China, Australia to allow direct currency trade
China and Australia will begin direct conversion of their currencies in a sign of growing business links, says Australian Prime Minister Julia Gillard
- Posted 08 Apr 2013 16:24
- Updated 08 Apr 2013 20:52
SHANGHAI - China and Australia will begin direct conversion of their currencies in a sign of growing business links, Australian Prime Minister Julia Gillard said Monday on an official visit.
"The Australian and Chinese currencies will be directly traded on the Chinese mainland for the first time," she told Shanghai's China Executive Leadership Academy Pudong, a Communist Party school.
China, the world's number two economy, is Australia's largest trading partner according to Canberra, spending billions on resources it needs to fuel its growth, while Australia is China's seventh largest partner.
The currency move allows the Australian dollar and Chinese yuan to be directly swapped without using the US dollar as an intermediary, making foreign trade settlement more convenient and cutting transaction costs.

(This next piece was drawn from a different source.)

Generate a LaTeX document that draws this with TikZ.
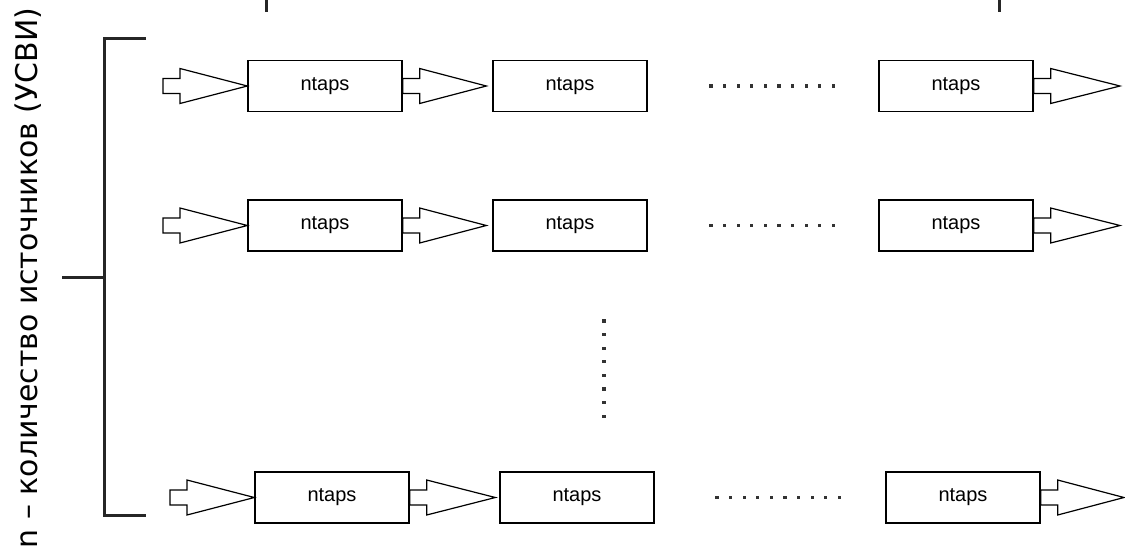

"This reflects the rapid growth of our bilateral trade and the value of two-way investment -- and it also creates opportunities for new financial integration," Gillard said in a speech.
Analysts said the agreement marked an important step towards China's gradual moves to make the yuan freely convertible, with an eye towards rivalling the US dollar as a global currency.
"It's a necessary step towards internationalisation of the yuan," Jiang Shu, a Shanghai-based foreign exchange analyst at Industrial Bank, told AFP.
"It can reduce the dependence of Sino-Australian trade on the US dollar... which will further lift the yuan's global status and influence," he said.
At midday Monday, the Australian dollar was quoted at 6.4367 yuan on China's national foreign exchange market, where it trades.
The US dollar and Japanese yen are also directly traded with the Chinese currency. China's foreign exchange market started direct trading between the yuan and Japanese yen in June last year.